- The exercise: Can you set down, exactly as they appear below, the lines from the opening of the material through the one bearing "2)), linewidth=1.4, zorder=1)", minus the pictures?

- Provided material:

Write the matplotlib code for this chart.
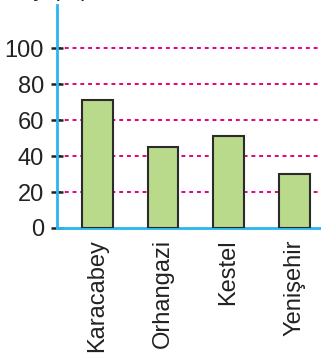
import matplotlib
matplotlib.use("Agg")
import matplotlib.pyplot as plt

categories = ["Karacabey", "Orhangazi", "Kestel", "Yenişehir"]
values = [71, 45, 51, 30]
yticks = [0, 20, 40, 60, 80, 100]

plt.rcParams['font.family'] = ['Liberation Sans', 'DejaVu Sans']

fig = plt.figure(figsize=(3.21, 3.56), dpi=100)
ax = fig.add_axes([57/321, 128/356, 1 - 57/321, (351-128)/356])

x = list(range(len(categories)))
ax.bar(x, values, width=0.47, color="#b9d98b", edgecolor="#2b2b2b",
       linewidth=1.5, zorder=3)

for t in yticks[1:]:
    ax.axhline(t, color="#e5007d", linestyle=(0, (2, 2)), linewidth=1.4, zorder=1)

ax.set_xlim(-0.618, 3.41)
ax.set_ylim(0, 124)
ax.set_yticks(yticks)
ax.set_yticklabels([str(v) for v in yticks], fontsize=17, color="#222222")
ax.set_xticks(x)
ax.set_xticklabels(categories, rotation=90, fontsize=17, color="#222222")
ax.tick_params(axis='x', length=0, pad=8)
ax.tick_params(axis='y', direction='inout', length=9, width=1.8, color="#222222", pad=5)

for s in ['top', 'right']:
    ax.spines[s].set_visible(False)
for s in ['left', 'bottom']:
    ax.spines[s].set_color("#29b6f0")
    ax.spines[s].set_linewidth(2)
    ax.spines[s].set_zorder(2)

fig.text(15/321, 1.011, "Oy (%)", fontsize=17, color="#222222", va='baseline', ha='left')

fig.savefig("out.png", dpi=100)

- Complete output:
Write the matplotlib code for this chart.
import matplotlib
matplotlib.use("Agg")
import matplotlib.pyplot as plt

categories = ["Karacabey", "Orhangazi", "Kestel", "Yenişehir"]
values = [71, 45, 51, 30]
yticks = [0, 20, 40, 60, 80, 100]

plt.rcParams['font.family'] = ['Liberation Sans', 'DejaVu Sans']

fig = plt.figure(figsize=(3.21, 3.56), dpi=100)
ax = fig.add_axes([57/321, 128/356, 1 - 57/321, (351-128)/356])

x = list(range(len(categories)))
ax.bar(x, values, width=0.47, color="#b9d98b", edgecolor="#2b2b2b",
       linewidth=1.5, zorder=3)

for t in yticks[1:]:
    ax.axhline(t, color="#e5007d", linestyle=(0, (2, 2)), linewidth=1.4, zorder=1)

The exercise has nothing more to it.